§ **Exercise aim**:
Transcribe the whole listing below without changing a word, but leave out every image.

§ **Given information**:
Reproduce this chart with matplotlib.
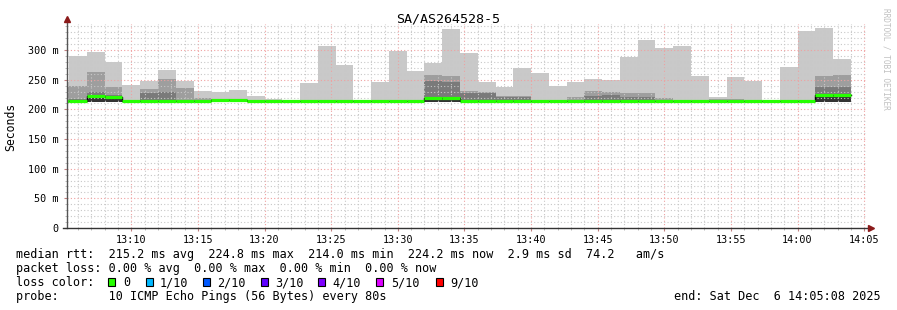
import matplotlib
matplotlib.use("Agg")
import matplotlib.pyplot as plt
import matplotlib.dates as mdates
from matplotlib.patches import Rectangle
import numpy as np
import pandas as pd

# ---------------- data ----------------
title = "SA/AS264528-5"
bin_start = pd.date_range("2025-12-06 13:04:00", periods=45, freq="80s")
step = pd.Timedelta(seconds=80)

median_ms = [214, 214, 222, 221, 214, 214, 214, 214, 214, 216.5, 216.5, 214, 214, 214, 214,
             214, 214, 214, 214, 214, 214, 220, 219, 214, 214, 214, 214, 214, 214, 214,
             214, 214, 214, 214, 214, 214, 214, 214, 214, 214, 214, 214, 214, 224.8, 224.2]
low_ms = [213, 213, 213, 213, 214, 214, 214, 214, 214, 214, 214, 214, 214, 214, 214,
          214, 214, 214, 214, 214, 214, 213, 213, 214, 214, 214, 214, 214, 214, 214,
          214, 214, 214, 214, 214, 214, 214, 214, 214, 214, 214, 214, 214, 213, 213]
dark_top_ms = [216, 217, 230, 224, 214, 227, 229, 216, 215, 217, 217, 214, 214, 214, 214,
               214, 214, 214, 214, 214, 214, 248, 246, 227, 227, 221, 221, 214, 214, 214,
               223, 224, 221, 221, 214, 214, 214, 214, 214, 214, 214, 214, 214, 237, 238]
mid_top_ms = [238, 239, 263, 238, 215, 235, 252, 236, 220, 218, 218, 215, 214, 214, 214,
              214, 214, 214, 214, 214, 214, 258, 256, 231, 229, 223, 223, 215, 214, 221,
              231, 230, 227, 227, 219, 214, 214, 218, 217, 214, 214, 214, 214, 257, 258]
max_ms = [247, 290, 297, 280, 241, 248, 267, 248, 231, 229, 233, 223, 218, 215, 244,
          307, 275, 215, 247, 298, 265, 279, 335, 295, 246, 237, 270, 261, 239, 246,
          251, 249, 289, 317, 303, 307, 256, 221, 254, 248, 215, 271, 333, 337, 285]

ytick_vals = [0, 50, 100, 150, 200, 250, 300]
ytick_labels = ["0", "50 m", "100 m", "150 m", "200 m", "250 m", "300 m"]

stats_line = "median rtt:  215.2 ms avg  224.8 ms max  214.0 ms min  224.2 ms now  2.9 ms sd  74.2   am/s"
loss_line = "packet loss: 0.00 % avg  0.00 % max  0.00 % min  0.00 % now"
probe_line = "probe:       10 ICMP Echo Pings (56 Bytes) every 80s"
end_line = "end: Sat Dec  6 14:05:08 2025"
loss_labels = ["0", "1/10", "2/10", "3/10", "4/10", "5/10", "9/10"]
loss_colors = ["#26ff00", "#00b8ff", "#0059ff", "#5e00ff", "#7e00ff", "#dd00ff", "#ff0000"]

# ---------------- figure ----------------
W, H = 897, 310
fig = plt.figure(figsize=(W / 100, H / 100), dpi=100)
fig.patch.set_facecolor("white")
MONO = "DejaVu Sans Mono"

ax_l, ax_r, ax_b, ax_t = 66.5, 866, 228, 24
ax = fig.add_axes([ax_l / W, 1 - ax_b / H, (ax_r - ax_l) / W, (ax_b - ax_t) / H])
ax.set_facecolor("white")

x0 = mdates.date2num(bin_start.to_pydatetime())
wdays = step / pd.Timedelta(days=1)
med = np.array(median_ms) / 1000
lo = np.array(low_ms) / 1000
d1 = np.array(dark_top_ms) / 1000
d2 = np.array(mid_top_ms) / 1000
hi = np.array(max_ms) / 1000

bands = [(lo, med, "#333333"), (med, d1, "#7a7a7a"), (d1, d2, "#9e9e9e"), (d2, hi, "#c9c9c9")]
for bottom, top, col in bands:
    ax.bar(x0, top - bottom, bottom=bottom, width=wdays, align="edge",
           color=col, linewidth=0, zorder=1)

# black step line underneath the median (vertical transitions)
ax.step(np.append(x0, x0[-1] + wdays), np.append(med, med[-1]), where="post",
        color="black", lw=1.0, zorder=3)
ax.hlines(med, x0, x0 + wdays, colors="#26ff00", lw=2.3, zorder=4)

# limits
ax.set_xlim(mdates.date2num(pd.Timestamp("2025-12-06 13:05:08")),
            mdates.date2num(pd.Timestamp("2025-12-06 14:05:08")))
ax.set_ylim(0, 0.344)

# ticks & grid
ax.xaxis.set_major_locator(mdates.MinuteLocator(byminute=range(0, 60, 5)))
ax.xaxis.set_minor_locator(mdates.MinuteLocator())
ax.xaxis.set_major_formatter(mdates.DateFormatter("%H:%M"))
ax.set_yticks([v / 1000 for v in ytick_vals])
ax.set_yticklabels(ytick_labels)
ax.set_yticks(np.arange(0, 0.345, 0.010), minor=True)

ax.grid(which="minor", color="#c8c8c8", lw=0.8, ls=(0, (1, 2)), zorder=2)
ax.grid(which="major", color="#f0a0a0", lw=0.8, ls=(0, (1, 2)), zorder=2)
ax.set_axisbelow(False)

for lab in ax.get_xticklabels() + ax.get_yticklabels():
    lab.set_fontfamily(MONO)
    lab.set_fontsize(7.3)
    lab.set_color("black")
ax.tick_params(axis="both", which="major", length=2, width=0.8, color="#c08080")
ax.tick_params(axis="both", which="minor", length=1.5, width=0.6, color="#b0b0b0")
ax.tick_params(axis="y", which="both", pad=4)
ax.tick_params(axis="x", which="both", pad=3)

for s in ax.spines.values():
    s.set_visible(False)

# axis lines with arrows
ax.plot([0, 0], [0, 1 + 3 / (ax_b - ax_t)], transform=ax.transAxes, color="#555555",
        lw=1, clip_on=False, zorder=5)
ax.plot([-4 / (ax_r - ax_l), 1 + 4 / (ax_r - ax_l)], [0, 0], transform=ax.transAxes,
        color="#333333", lw=1, clip_on=False, zorder=5)
ax.plot([0], [1 + 5 / (ax_b - ax_t)], marker="^", ms=4, color="#8b1a1a",
        transform=ax.transAxes, clip_on=False, zorder=6)
ax.plot([1 + 5 / (ax_r - ax_l)], [0], marker=">", ms=4, color="#8b1a1a",
        transform=ax.transAxes, clip_on=False, zorder=6)

# titles
fig.text(448 / W, 1 - 19 / H, title, family=MONO, fontsize=9.6, ha="center", va="center")
fig.text(11 / W, 1 - 127 / H, "Seconds", family=MONO, fontsize=8.3, rotation=90,
         ha="center", va="center")
fig.text(886 / W, 1 - 59 / H, "RRDTOOL / TOBI OETIKER", family=MONO, fontsize=5.6,
         rotation=270, ha="center", va="center", color="#c0c0c0")

# legend text
FS = 8.45
def ftxt(x, y, s, **kw):
    fig.text(x / W, 1 - y / H, s, family=MONO, fontsize=FS, va="center", **kw)

ftxt(16, 254.5, stats_line)
ftxt(16, 268.5, loss_line)
ftxt(16, 282.5, "loss color:")
ftxt(16, 296.5, probe_line)
ftxt(881, 296.5, end_line, ha="right")

sq_x = [108.3, 145.7, 203, 260.7, 318.3, 376, 435.7]
txt_x = [123.3, 160, 217.3, 275, 332.7, 390.7, 450]
for sx, tx, lab, col in zip(sq_x, txt_x, loss_labels, loss_colors):
    fig.patches.append(Rectangle((sx / W, 1 - 286 / H), 7 / W, 8 / H,
                                 transform=fig.transFigure, facecolor=col,
                                 edgecolor="black", lw=0.8))
    ftxt(tx, 282.5, lab)

fig.savefig("out.png", dpi=100, facecolor="white")
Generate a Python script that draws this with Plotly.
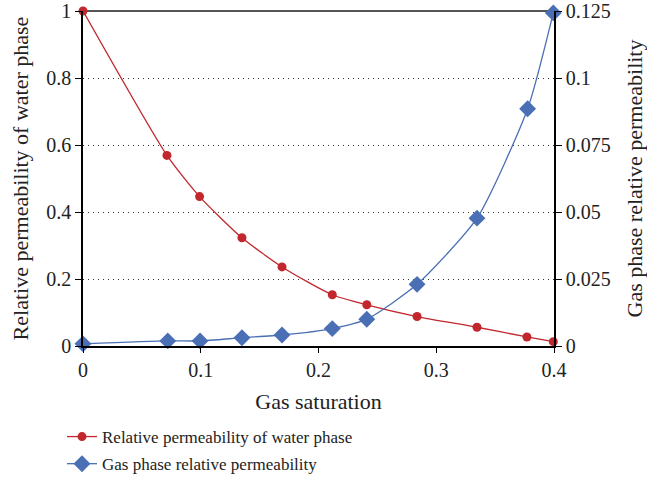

§ **Response for this exercise**:
Reproduce this chart with matplotlib.
import matplotlib
matplotlib.use("Agg")
import matplotlib.pyplot as plt
import matplotlib.dates as mdates
from matplotlib.patches import Rectangle
import numpy as np
import pandas as pd

# ---------------- data ----------------
title = "SA/AS264528-5"
bin_start = pd.date_range("2025-12-06 13:04:00", periods=45, freq="80s")
step = pd.Timedelta(seconds=80)

median_ms = [214, 214, 222, 221, 214, 214, 214, 214, 214, 216.5, 216.5, 214, 214, 214, 214,
             214, 214, 214, 214, 214, 214, 220, 219, 214, 214, 214, 214, 214, 214, 214,
             214, 214, 214, 214, 214, 214, 214, 214, 214, 214, 214, 214, 214, 224.8, 224.2]
low_ms = [213, 213, 213, 213, 214, 214, 214, 214, 214, 214, 214, 214, 214, 214, 214,
          214, 214, 214, 214, 214, 214, 213, 213, 214, 214, 214, 214, 214, 214, 214,
          214, 214, 214, 214, 214, 214, 214, 214, 214, 214, 214, 214, 214, 213, 213]
dark_top_ms = [216, 217, 230, 224, 214, 227, 229, 216, 215, 217, 217, 214, 214, 214, 214,
               214, 214, 214, 214, 214, 214, 248, 246, 227, 227, 221, 221, 214, 214, 214,
               223, 224, 221, 221, 214, 214, 214, 214, 214, 214, 214, 214, 214, 237, 238]
mid_top_ms = [238, 239, 263, 238, 215, 235, 252, 236, 220, 218, 218, 215, 214, 214, 214,
              214, 214, 214, 214, 214, 214, 258, 256, 231, 229, 223, 223, 215, 214, 221,
              231, 230, 227, 227, 219, 214, 214, 218, 217, 214, 214, 214, 214, 257, 258]
max_ms = [247, 290, 297, 280, 241, 248, 267, 248, 231, 229, 233, 223, 218, 215, 244,
          307, 275, 215, 247, 298, 265, 279, 335, 295, 246, 237, 270, 261, 239, 246,
          251, 249, 289, 317, 303, 307, 256, 221, 254, 248, 215, 271, 333, 337, 285]

ytick_vals = [0, 50, 100, 150, 200, 250, 300]
ytick_labels = ["0", "50 m", "100 m", "150 m", "200 m", "250 m", "300 m"]

stats_line = "median rtt:  215.2 ms avg  224.8 ms max  214.0 ms min  224.2 ms now  2.9 ms sd  74.2   am/s"
loss_line = "packet loss: 0.00 % avg  0.00 % max  0.00 % min  0.00 % now"
probe_line = "probe:       10 ICMP Echo Pings (56 Bytes) every 80s"
end_line = "end: Sat Dec  6 14:05:08 2025"
loss_labels = ["0", "1/10", "2/10", "3/10", "4/10", "5/10", "9/10"]
loss_colors = ["#26ff00", "#00b8ff", "#0059ff", "#5e00ff", "#7e00ff", "#dd00ff", "#ff0000"]

# ---------------- figure ----------------
W, H = 897, 310
fig = plt.figure(figsize=(W / 100, H / 100), dpi=100)
fig.patch.set_facecolor("white")
MONO = "DejaVu Sans Mono"

ax_l, ax_r, ax_b, ax_t = 66.5, 866, 228, 24
ax = fig.add_axes([ax_l / W, 1 - ax_b / H, (ax_r - ax_l) / W, (ax_b - ax_t) / H])
ax.set_facecolor("white")

x0 = mdates.date2num(bin_start.to_pydatetime())
wdays = step / pd.Timedelta(days=1)
med = np.array(median_ms) / 1000
lo = np.array(low_ms) / 1000
d1 = np.array(dark_top_ms) / 1000
d2 = np.array(mid_top_ms) / 1000
hi = np.array(max_ms) / 1000

bands = [(lo, med, "#333333"), (med, d1, "#7a7a7a"), (d1, d2, "#9e9e9e"), (d2, hi, "#c9c9c9")]
for bottom, top, col in bands:
    ax.bar(x0, top - bottom, bottom=bottom, width=wdays, align="edge",
           color=col, linewidth=0, zorder=1)

# black step line underneath the median (vertical transitions)
ax.step(np.append(x0, x0[-1] + wdays), np.append(med, med[-1]), where="post",
        color="black", lw=1.0, zorder=3)
ax.hlines(med, x0, x0 + wdays, colors="#26ff00", lw=2.3, zorder=4)

# limits
ax.set_xlim(mdates.date2num(pd.Timestamp("2025-12-06 13:05:08")),
            mdates.date2num(pd.Timestamp("2025-12-06 14:05:08")))
ax.set_ylim(0, 0.344)

# ticks & grid
ax.xaxis.set_major_locator(mdates.MinuteLocator(byminute=range(0, 60, 5)))
ax.xaxis.set_minor_locator(mdates.MinuteLocator())
ax.xaxis.set_major_formatter(mdates.DateFormatter("%H:%M"))
ax.set_yticks([v / 1000 for v in ytick_vals])
ax.set_yticklabels(ytick_labels)
ax.set_yticks(np.arange(0, 0.345, 0.010), minor=True)

ax.grid(which="minor", color="#c8c8c8", lw=0.8, ls=(0, (1, 2)), zorder=2)
ax.grid(which="major", color="#f0a0a0", lw=0.8, ls=(0, (1, 2)), zorder=2)
ax.set_axisbelow(False)

for lab in ax.get_xticklabels() + ax.get_yticklabels():
    lab.set_fontfamily(MONO)
    lab.set_fontsize(7.3)
    lab.set_color("black")
ax.tick_params(axis="both", which="major", length=2, width=0.8, color="#c08080")
ax.tick_params(axis="both", which="minor", length=1.5, width=0.6, color="#b0b0b0")
ax.tick_params(axis="y", which="both", pad=4)
ax.tick_params(axis="x", which="both", pad=3)

for s in ax.spines.values():
    s.set_visible(False)

# axis lines with arrows
ax.plot([0, 0], [0, 1 + 3 / (ax_b - ax_t)], transform=ax.transAxes, color="#555555",
        lw=1, clip_on=False, zorder=5)
ax.plot([-4 / (ax_r - ax_l), 1 + 4 / (ax_r - ax_l)], [0, 0], transform=ax.transAxes,
        color="#333333", lw=1, clip_on=False, zorder=5)
ax.plot([0], [1 + 5 / (ax_b - ax_t)], marker="^", ms=4, color="#8b1a1a",
        transform=ax.transAxes, clip_on=False, zorder=6)
ax.plot([1 + 5 / (ax_r - ax_l)], [0], marker=">", ms=4, color="#8b1a1a",
        transform=ax.transAxes, clip_on=False, zorder=6)

# titles
fig.text(448 / W, 1 - 19 / H, title, family=MONO, fontsize=9.6, ha="center", va="center")
fig.text(11 / W, 1 - 127 / H, "Seconds", family=MONO, fontsize=8.3, rotation=90,
         ha="center", va="center")
fig.text(886 / W, 1 - 59 / H, "RRDTOOL / TOBI OETIKER", family=MONO, fontsize=5.6,
         rotation=270, ha="center", va="center", color="#c0c0c0")

# legend text
FS = 8.45
def ftxt(x, y, s, **kw):
    fig.text(x / W, 1 - y / H, s, family=MONO, fontsize=FS, va="center", **kw)

ftxt(16, 254.5, stats_line)
ftxt(16, 268.5, loss_line)
ftxt(16, 282.5, "loss color:")
ftxt(16, 296.5, probe_line)
ftxt(881, 296.5, end_line, ha="right")

sq_x = [108.3, 145.7, 203, 260.7, 318.3, 376, 435.7]
txt_x = [123.3, 160, 217.3, 275, 332.7, 390.7, 450]
for sx, tx, lab, col in zip(sq_x, txt_x, loss_labels, loss_colors):
    fig.patches.append(Rectangle((sx / W, 1 - 286 / H), 7 / W, 8 / H,
                                 transform=fig.transFigure, facecolor=col,
                                 edgecolor="black", lw=0.8))
    ftxt(tx, 282.5, lab)

fig.savefig("out.png", dpi=100, facecolor="white")
Generate a Python script that draws this with Plotly.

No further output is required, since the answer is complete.